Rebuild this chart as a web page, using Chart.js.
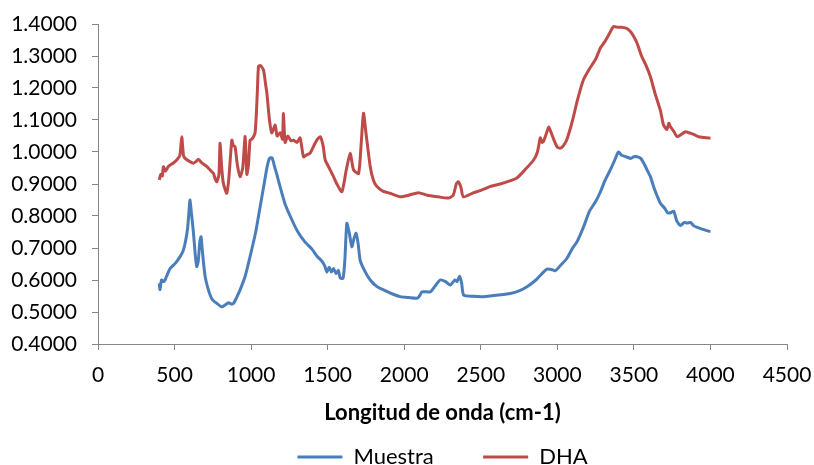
<!DOCTYPE html>
<html>
<head>
<meta charset="utf-8">
<script src="https://cdn.jsdelivr.net/npm/chart.js@4.4.1/dist/chart.umd.min.js"></script>
<style>
  html, body { margin: 0; padding: 0; background: #fff; }
  #wrap { width: 814px; height: 465px; position: relative; }
</style>
</head>
<body>
<div id="wrap"><canvas id="espectro"></canvas></div>
<script>
// series names
const seriesNames = ['Muestra', 'DHA'];

// Muestra: wavenumber (cm-1) and value
const muestraX = [400, 405, 415, 430, 438, 455, 471, 490, 510, 536, 555, 569, 585, 595, 601, 610, 623, 635, 645, 655,
  665, 673, 680, 688, 700, 721, 745, 776, 808, 830, 852, 870, 885, 905, 928, 960, 993, 1030, 1059, 1085,
  1105, 1120, 1137, 1150, 1168, 1190, 1220, 1255, 1300, 1350, 1400, 1429, 1460, 1480, 1495, 1510, 1525, 1538, 1555, 1570,
  1582, 1600, 1612, 1625, 1640, 1658, 1672, 1686, 1700, 1712, 1740, 1778, 1820, 1865, 1920, 1974, 2030, 2083, 2100, 2116,
  2170, 2200, 2235, 2270, 2301, 2330, 2345, 2362, 2375, 2388, 2450, 2518, 2600, 2693, 2750, 2802, 2860, 2900, 2932, 2960,
  2987, 3020, 3063, 3100, 3129, 3172, 3210, 3250, 3281, 3310, 3346, 3375, 3399, 3420, 3450, 3480, 3500, 3521, 3545, 3570,
  3590, 3608, 3630, 3650, 3673, 3700, 3720, 3739, 3760, 3780, 3804, 3830, 3848, 3870, 3890, 3910, 3940, 3970, 4000];
const muestraY = [0.590, 0.570, 0.600, 0.595, 0.600, 0.620, 0.636, 0.645, 0.655, 0.673, 0.690, 0.715, 0.760, 0.820, 0.850, 0.810, 0.750, 0.680, 0.642, 0.660,
  0.720, 0.735, 0.700, 0.660, 0.610, 0.569, 0.540, 0.527, 0.516, 0.522, 0.529, 0.525, 0.527, 0.545, 0.569, 0.610, 0.673, 0.750, 0.829, 0.900,
  0.955, 0.980, 0.982, 0.960, 0.930, 0.890, 0.840, 0.800, 0.755, 0.720, 0.695, 0.675, 0.660, 0.645, 0.625, 0.640, 0.625, 0.636, 0.620, 0.630,
  0.606, 0.605, 0.660, 0.777, 0.750, 0.704, 0.730, 0.746, 0.710, 0.662, 0.630, 0.600, 0.580, 0.569, 0.557, 0.548, 0.545, 0.543, 0.550, 0.563,
  0.563, 0.580, 0.600, 0.595, 0.584, 0.600, 0.595, 0.612, 0.590, 0.553, 0.549, 0.548, 0.552, 0.558, 0.566, 0.579, 0.600, 0.620, 0.634, 0.633,
  0.629, 0.645, 0.668, 0.700, 0.720, 0.767, 0.815, 0.845, 0.875, 0.910, 0.944, 0.975, 1.000, 0.990, 0.985, 0.980, 0.985, 0.985, 0.980, 0.960,
  0.940, 0.923, 0.890, 0.865, 0.840, 0.825, 0.810, 0.810, 0.815, 0.785, 0.770, 0.780, 0.778, 0.780, 0.770, 0.765, 0.760, 0.755, 0.751];

// DHA: wavenumber (cm-1) and value
const dhaX = [400, 410, 420, 427, 440, 460, 490, 514, 535, 547, 558, 569, 600, 623, 640, 656, 680, 710, 740, 754,
  766, 776, 790, 797, 808, 819, 841, 855, 874, 884, 895, 910, 928, 945, 961, 972, 983, 993, 1005, 1026,
  1040, 1048, 1060, 1081, 1095, 1103, 1120, 1135, 1157, 1170, 1190, 1205, 1211, 1222, 1240, 1260, 1277, 1300, 1320, 1342,
  1360, 1386, 1410, 1429, 1451, 1470, 1484, 1510, 1538, 1560, 1593, 1620, 1647, 1669, 1702, 1718, 1734, 1750, 1778, 1800,
  1822, 1860, 1908, 1974, 2030, 2092, 2150, 2220, 2288, 2320, 2340, 2353, 2370, 2386, 2450, 2500, 2560, 2627, 2680, 2736,
  2790, 2845, 2870, 2889, 2900, 2911, 2930, 2944, 2960, 2976, 3000, 3020, 3040, 3063, 3100, 3130, 3170, 3210, 3250, 3281,
  3310, 3340, 3366, 3390, 3420, 3455, 3480, 3500, 3521, 3550, 3580, 3608, 3640, 3673, 3693, 3715, 3728, 3739, 3760, 3782,
  3810, 3837, 3860, 3890, 3920, 3960, 4000];
const dhaY = [0.913, 0.930, 0.925, 0.954, 0.940, 0.955, 0.965, 0.975, 0.990, 1.048, 0.990, 0.980, 0.970, 0.965, 0.970, 0.977, 0.965, 0.955, 0.940, 0.933,
  0.915, 0.907, 0.930, 1.027, 0.950, 0.902, 0.871, 0.920, 1.037, 1.020, 1.017, 0.960, 0.923, 0.950, 1.048, 0.930, 0.960, 1.037, 1.040, 1.060,
  1.180, 1.267, 1.270, 1.256, 1.210, 1.184, 1.100, 1.060, 1.084, 1.050, 1.060, 1.040, 1.120, 1.030, 1.050, 1.035, 1.037, 1.030, 1.044, 0.985,
  0.990, 0.997, 1.020, 1.037, 1.048, 1.020, 0.975, 0.950, 0.923, 0.900, 0.876, 0.940, 0.996, 0.944, 0.933, 1.020, 1.121, 1.060, 0.954, 0.910,
  0.892, 0.878, 0.871, 0.860, 0.865, 0.873, 0.865, 0.860, 0.856, 0.865, 0.900, 0.907, 0.890, 0.860, 0.872, 0.880, 0.892, 0.900, 0.908, 0.919,
  0.945, 0.975, 1.000, 1.044, 1.030, 1.035, 1.060, 1.078, 1.060, 1.040, 1.015, 1.012, 1.020, 1.040, 1.100, 1.160, 1.225, 1.260, 1.290, 1.325,
  1.345, 1.370, 1.392, 1.390, 1.390, 1.386, 1.375, 1.360, 1.340, 1.300, 1.270, 1.235, 1.180, 1.130, 1.085, 1.070, 1.090, 1.079, 1.065, 1.048,
  1.055, 1.063, 1.060, 1.055, 1.048, 1.045, 1.043];

const lineColors = ['#4A7EBB', '#BE4B48'];
const xTitle = 'Longitud de onda (cm-1)';

const toPoints = (xs, ys) => xs.map((x, i) => ({ x: x, y: ys[i] }));

const axisColor = '#868686';
const tickFont = { family: 'Lato', size: 21 };

new Chart(document.getElementById('espectro'), {
  type: 'line',
  data: {
    datasets: [
      {
        label: seriesNames[0],
        data: toPoints(muestraX, muestraY),
        borderColor: lineColors[0],
        backgroundColor: lineColors[0],
        borderWidth: 3,
        pointRadius: 0,
        tension: 0.2
      },
      {
        label: seriesNames[1],
        data: toPoints(dhaX, dhaY),
        borderColor: lineColors[1],
        backgroundColor: lineColors[1],
        borderWidth: 3,
        pointRadius: 0,
        tension: 0.2
      }
    ]
  },
  options: {
    responsive: true,
    maintainAspectRatio: false,
    animation: false,
    layout: { padding: 0 },
    scales: {
      x: {
        type: 'linear',
        min: 0,
        max: 4500,
        border: { color: axisColor, width: 1 },
        grid: { drawOnChartArea: false, drawTicks: true, tickLength: 6, color: axisColor },
        ticks: { stepSize: 500, color: '#000', font: tickFont, padding: 13, maxRotation: 0,
          callback: (v) => String(v) },
        title: {
          display: true,
          text: xTitle,
          color: '#000',
          font: { family: 'Lato', size: 22, weight: 'bold' },
          padding: { top: 4, bottom: 10 }
        },
        // fixed box so the plot area ends where the original does
        afterFit: (scale) => { scale.height = 92; scale.paddingRight = 27; }
      },
      y: {
        min: 0.4,
        max: 1.4,
        border: { color: axisColor, width: 1 },
        grid: { drawOnChartArea: false, drawTicks: true, tickLength: 6, color: axisColor },
        ticks: {
          stepSize: 0.1,
          color: '#000',
          font: tickFont,
          padding: 15,
          callback: (v) => Number(v).toFixed(4)
        },
        afterFit: (scale) => { scale.width = 98; scale.paddingTop = 24; }
      }
    },
    plugins: {
      legend: {
        position: 'bottom',
        fullSize: false,
        maxHeight: 29,
        labels: {
          usePointStyle: true,
          pointStyle: 'line',
          pointStyleWidth: 45,
          color: '#000',
          font: { family: 'Lato', size: 22 },
          padding: 10,
          // wider gap after the first entry, as in the original legend
          generateLabels: (chart) => {
            const items = Chart.defaults.plugins.legend.labels.generateLabels(chart);
            items[0].text = items[0].text + '       ';
            return items;
          }
        }
      },
      tooltip: { enabled: false }
    }
  }
});
</script>
</body>
</html>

* Instructions for the task:
Please restate the material above line by line, exactly, beginning at its first line and ending with the line that contains "const seriesNames = ['Muestra', 'DHA'];", without any pictures.

* Full output:
Rebuild this chart as a web page, using Chart.js.
<!DOCTYPE html>
<html>
<head>
<meta charset="utf-8">
<script src="https://cdn.jsdelivr.net/npm/chart.js@4.4.1/dist/chart.umd.min.js"></script>
<style>
  html, body { margin: 0; padding: 0; background: #fff; }
  #wrap { width: 814px; height: 465px; position: relative; }
</style>
</head>
<body>
<div id="wrap"><canvas id="espectro"></canvas></div>
<script>
// series names
const seriesNames = ['Muestra', 'DHA'];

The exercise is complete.